Building a gender-balanced world is not easy, but it is doable if we work continuously around it, have a direction and galvanise societal action towards it. Be it in schools, colleges, workplaces, at home, in policies, programmes, social protection benefits and access to facilities and provisions — in all areas, gender balance is needed for women to be able to enjoy human rights and live a better life, of dignity and respect. While in many countries the empowerment of girls and women is taking place, there are still roadblocks. The Commission on the Status of Women quite rightly presses upon individuals and communities to examine the ways in which barriers can be removed and progress accelerated for gender equality, gender-responsive social systems which build services and infrastructure that meet the needs of women and girls.
The Sustainable Development Goals (SDGs) 2030 Agenda, towards which all governments are striving is an opportunity to end all forms of discrimination, exploitation and violence across the lifespan against all women and girls everywhere. The fulfilment of SDGs is resulting in advancing the status of women worldwide. No doubt women’s participation as equal partners with men in the social, economic, and political fields across the globe is an outcome of internationally agreed strategies, especially over the past few decades, but we still need to focus on innovative ways to remove structural barriers and ensure that every girl and woman is able to access education, health, avail opportunities for a better life and not be left behind.
Societies are rapidly changing due to developments in science, technology, information systems, and many socio-economic and cultural transformations. It is imperative that women are empowered irrespective of where they live — in rural or urban areas — to be able to cope with these changes and not be under-represented as new opportunities emerge. Governments must work towards building more inclusive systems, especially in meeting the daily needs of women and girls, whether it is in terms of providing basic or special services, infrastructure, transport, safe and secure public and private spaces. Women need balance for a better life, not just for existence, for their growth, for their aspirations, for their relationships at home and at the workplace.
Attaining gender balance will require encouraging women’s leadership, political participation, holding leading positions in business, the private sector and government offices. Investing in giving women economic empowerment through paid or unpaid work, providing them peaceful, safe and secure environments free from abuse, violence and exploitation, and making them part of the decision-making process, especially when it affects them, allowing them real choices which are necessary to maintain a better balance in society. All this may not be easy to attain as many hurdles and pitfalls come in the way of achieving gender equality and granting women their rights, but all governments and members of civil society must keep making efforts towards national plans, policies and attitudinal changes which allow for the empowerment of women and translate in practical terms in bringing about gender equality.

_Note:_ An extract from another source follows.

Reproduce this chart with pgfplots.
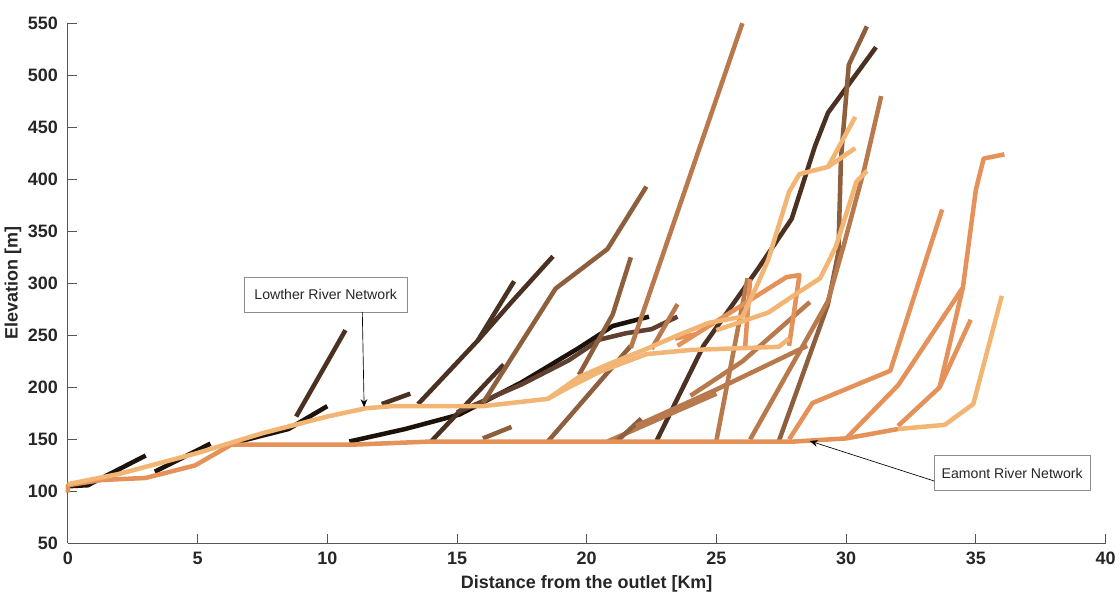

An important task in empowering women is to elevate their voices at home, at the workplace and beyond. An increase in their representation and participation in decision-making can go a long way in achieving gender balance, equality and parity. Activists must examine ways in which barriers for women’s empowerment and realisation of their rights are removed. The celebration of the International Women’s Day calls for giving strength to women, support their specific agenda or cause and reflect on their achievements, as well as consider further advocacy and action for hope of a balanced better life. Since the early 1900s, women’s oppression and inequality has slowly but definitely undergone a change and we need to applaud all those forces which have made this happen, be it in the United States, Britain, Germany, Denmark, Finland, Italy, Austria, Switzerland and many countries in Europe and elsewhere in Africa, Oceania and Asia, including India. The role of men in women’s campaigns has been noteworthy, especially for women’s rights to work, vote, be trained for their vocation, hold public office and end discrimination at all levels. Labour legislation, improvement in working conditions, in maternal health, reduction in female mortality, higher life expectancy, and wage parity — all these have been energised and accomplished through movements in different parts of the world.
Let us keep up the momentum and provide further direction and support to women in achieving much more in all aspects through this year’s IWD campaign for “balance for better” worldwide with active participation of all stakeholders; and yes of course, with you and me too.